Egypt - With Mubarak Gone, Egyptians Vote Freely

Egyptians relished their first free leadership vote on Wednesday, with Islamists pitted against secular figures in a contest unthinkable before a popular revolt swept President Hosni Mubarak from power 15 months ago.
Voting passed off calmly for the most part, but candidate Ahmed Shafiq, who was Mubarak's last prime minister, came under attack from protesters who threw stones and shoes at his convoy as he voted at a Cairo polling station late in the day.

Shafiq, 70, was not hurt in the melee, witnesses said.
With no reliable opinion polls, no one knows who will win the presidency, but Egyptians enjoyed the uncertainty after the routinely rigged votes of Mubarak's 30 years in power.
"We must prove that the times when we stayed at home and someone would choose for us are over," said Islam Mohamed, a 27-year-old swimming coach, waiting at a Cairo polling station.
The election is a momentous sequel to Mubarak's overthrow on February 11, 2011. The military council in charge of a messy and often bloody political transition since then has overseen a constitutional referendum, parliamentary polls and now a vote for a president to whom it has promised to hand power by July 1.
The revolutionaries of Tahrir Square may be reluctant to trust Egypt's future to Islamists or Mubarak-era politicians, but those candidates may appeal to many of the 50 million eligible voters who yearn for Islamic-tinged reform or who want a firm and experienced hand to restore stability and security.
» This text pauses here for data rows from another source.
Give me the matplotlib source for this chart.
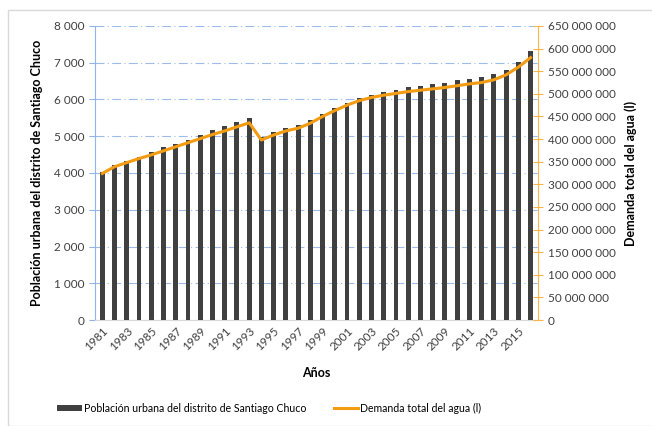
import matplotlib.pyplot as plt
import numpy as np
from matplotlib.patches import Rectangle
from matplotlib.ticker import FuncFormatter, MultipleLocator

years = list(range(1981, 2017))
poblacion = [4020, 4210, 4320, 4440, 4565, 4695, 4795, 4905, 5040, 5170,
             5270, 5380, 5490, 4980, 5110, 5220, 5310, 5450, 5610, 5770,
             5900, 6040, 6130, 6210, 6270, 6330, 6380, 6430, 6460, 6520,
             6570, 6620, 6690, 6800, 7020, 7320]
demanda = [324, 339, 348, 357, 365, 374, 383, 392, 401, 410,
           418, 427, 436, 398, 409, 418, 424, 435, 450, 463,
           475, 485, 492, 497, 501, 505, 508, 511, 514, 518,
           522, 525, 531, 542, 559, 580]
demanda = [d * 1e6 for d in demanda]

plt.rcParams['font.family'] = ['Lato', 'DejaVu Sans']

fig = plt.figure(figsize=(6.52, 4.26), dpi=100)
fig.patches.append(Rectangle((8 / 652, 0.0), 1.0, 1 - 10 / 426,
                             transform=fig.transFigure, fill=False,
                             edgecolor='#d9d9d9', linewidth=1.0))
ax = fig.add_axes([0.1457, 0.2488, 0.6793, 0.6902])
x = np.arange(len(years))

ax.bar(x, poblacion, width=0.4, color='#404040', zorder=3,
       label='Población urbana del distrito de Santiago Chuco')
ax.set_ylim(0, 8000)
ax.set_xlim(-0.6, len(years) - 0.4)
ax.yaxis.set_major_locator(MultipleLocator(1000))
ax.yaxis.set_major_formatter(FuncFormatter(lambda v, p: f'{int(v):,}'.replace(',', ' ')))
ax.grid(axis='y', color='#9dbbea', linestyle=(0, (8, 3, 1, 3)), linewidth=0.8, zorder=0)
ax.set_xticks(x[::2])
ax.set_xticklabels([str(y) for y in years[::2]], rotation=45, ha='right',
                   rotation_mode='anchor', fontsize=8.5)
ax.tick_params(axis='x', length=0, pad=4, labelcolor='#404040')
ax.tick_params(axis='y', colors='#8fb4ee', labelcolor='#404040', labelsize=8.5,
               length=4, direction='out')
for s in ['top', 'right']:
    ax.spines[s].set_visible(False)
ax.spines['left'].set_color('#8fb4ee')
ax.spines['bottom'].set_color('#d9d9d9')
ax.set_ylabel('Población urbana del distrito de Santiago Chuco', fontsize=9,
              fontweight='bold', labelpad=8)
ax.set_xlabel('Años', fontsize=9, fontweight='bold', labelpad=10)

ax2 = ax.twinx()
ax2.plot(x, demanda, color='#f39c12', linewidth=2.2, zorder=4,
         label='Demanda total del agua (l)')
ax2.set_ylim(0, 650e6)
ax2.yaxis.set_major_locator(MultipleLocator(50e6))
ax2.yaxis.set_major_formatter(FuncFormatter(lambda v, p: f'{int(v):,}'.replace(',', ' ')))
ax2.tick_params(axis='y', colors='#f9b44a', labelcolor='#404040', labelsize=8.5,
                length=7, direction='inout')
for s in ['top', 'left', 'bottom']:
    ax2.spines[s].set_visible(False)
ax2.spines['right'].set_color('#f9b44a')
ax2.set_ylabel('Demanda total del agua (l)', fontsize=9, fontweight='bold',
               labelpad=6)

h1, l1 = ax.get_legend_handles_labels()
h2, l2 = ax2.get_legend_handles_labels()
fig.legend(h1 + h2, l1 + l2, loc='center', bbox_to_anchor=(0.413, 0.042),
           ncol=2, frameon=False, fontsize=7.6, handlelength=2.3,
           handletextpad=0.2, columnspacing=2.6, handleheight=0.6)

fig.savefig('out.png', dpi=100)
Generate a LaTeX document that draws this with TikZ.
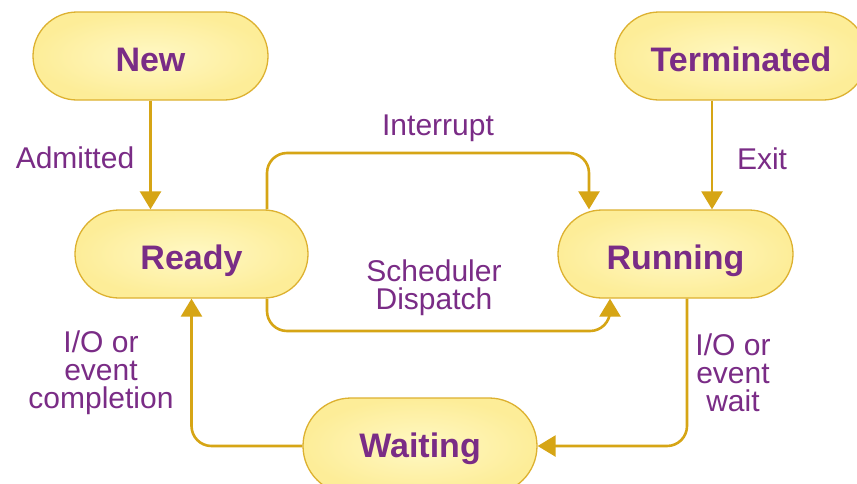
\documentclass[tikz,border=0pt]{standalone}
\usepackage{fontspec}
\setmainfont{Liberation Sans}
\usetikzlibrary{arrows.meta}
\definecolor{goldline}{HTML}{D6A515}
\definecolor{goldedge}{HTML}{DDB130}
\definecolor{fillin}{HTML}{FFF8C4}
\definecolor{fillout}{HTML}{FDED98}
\definecolor{statetext}{HTML}{7A2C86}
\tikzset{
  state/.style={draw=goldedge, line width=1.3pt, shade, inner color=fillin, outer color=fillout,
    rounded corners=44pt, minimum width=235pt, minimum height=88pt, inner sep=0pt,
    font=\fontsize{34}{36}\selectfont\bfseries, text=statetext,
    text height=30pt, text depth=0pt},
  conn/.style={draw=goldline, line width=2.6pt, rounded corners=20pt,
    -{Triangle[width=21pt,length=18pt]}},
  lbl/.style={font=\fontsize{30}{28}\selectfont, text=statetext, align=center, inner sep=0pt}
}
\begin{document}
\begin{tikzpicture}[x=1pt,y=-1pt]
  \useasboundingbox (0,0) rectangle (857,483);
  \clip (0,0) rectangle (857,483);
  \fill[white] (0,0) rectangle (857,483);

  % process states
  \node[state] (new) at (150.5,56) {New};
  \node[state, minimum width=252pt] (term) at (741,56) {Terminated};
  \node[state, minimum width=233pt] (ready) at (191.5,254) {Ready};
  \node[state] (run) at (675.5,254) {Running};
  \node[state, minimum width=234pt, minimum height=96pt, rounded corners=48pt,
        text height=22pt] (wait) at (420,446) {Waiting};

  % routing levels of the elbow connectors
  \coordinate (irq) at (438,153);
  \coordinate (dsp) at (438,331);

  % transitions
  \draw[conn] (new.south) -- (new.south |- ready.north);
  \draw[conn] ([xshift=-29pt]term.south) -- ([xshift=-29pt]term.south |- run.north);
  \draw[conn] ([xshift=75.5pt]ready.north) |- (irq) -| ([xshift=-86.5pt]run.north);
  \draw[conn] ([xshift=75.5pt]ready.south) |- (dsp) -| ([xshift=-65.5pt]run.south);
  \draw[conn] ([xshift=11.5pt]run.south) |- (wait.east);
  \draw[conn] (wait.west) -| (ready.south);

  % transition labels
  \node[lbl] (lAdm) at (75,158) {Admitted};
  \node[lbl] (lExit) at (762,159) {Exit};
  \node[lbl] (lIrq) at (438,128) {Interrupt};
  \node[lbl] (lDsp) at (434,288) {Scheduler\\Dispatch};
  \node[lbl] (lCmp) at (101,373) {I/O or\\event\\completion};
  \node[lbl] (lWt) at (733,373) {I/O or\\event\\wait};
\end{tikzpicture}
\end{document}
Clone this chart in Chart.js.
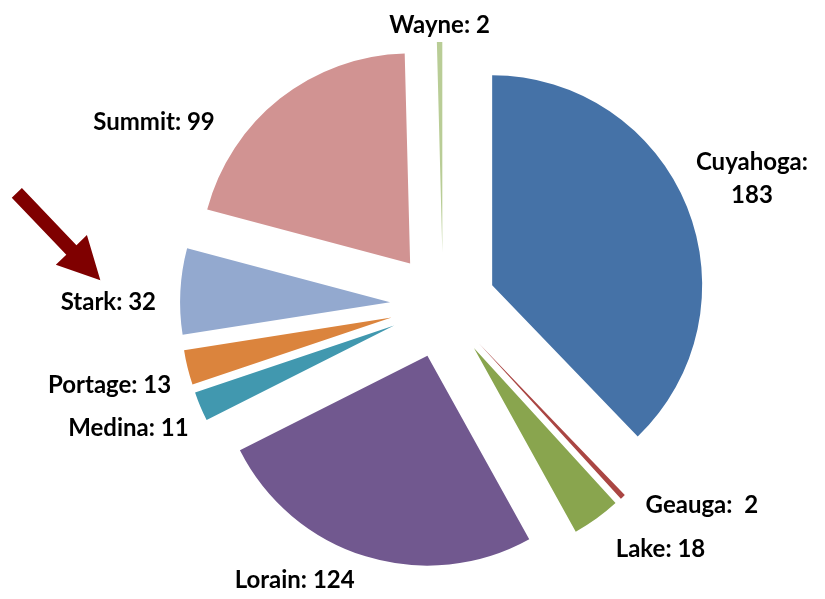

Unless one candidate gets more than half the votes needed to win outright, a run-off between the top two will take place on June 16 and 17. First-round results will be formally announced on Tuesday, but the outcome could be clear by Saturday.
Independent monitors said they saw no major abuses. Voters complained of some illegal campaigning outside polling stations.
Whoever wins faces a huge task to relieve a dire economic outlook and will also have to deal with a military establishment keen to preserve its privileges and political influence.
The relative powers of the president, government, parliament, judiciary and military have yet to be defined as a tussle over who should write a new constitution rumbles on.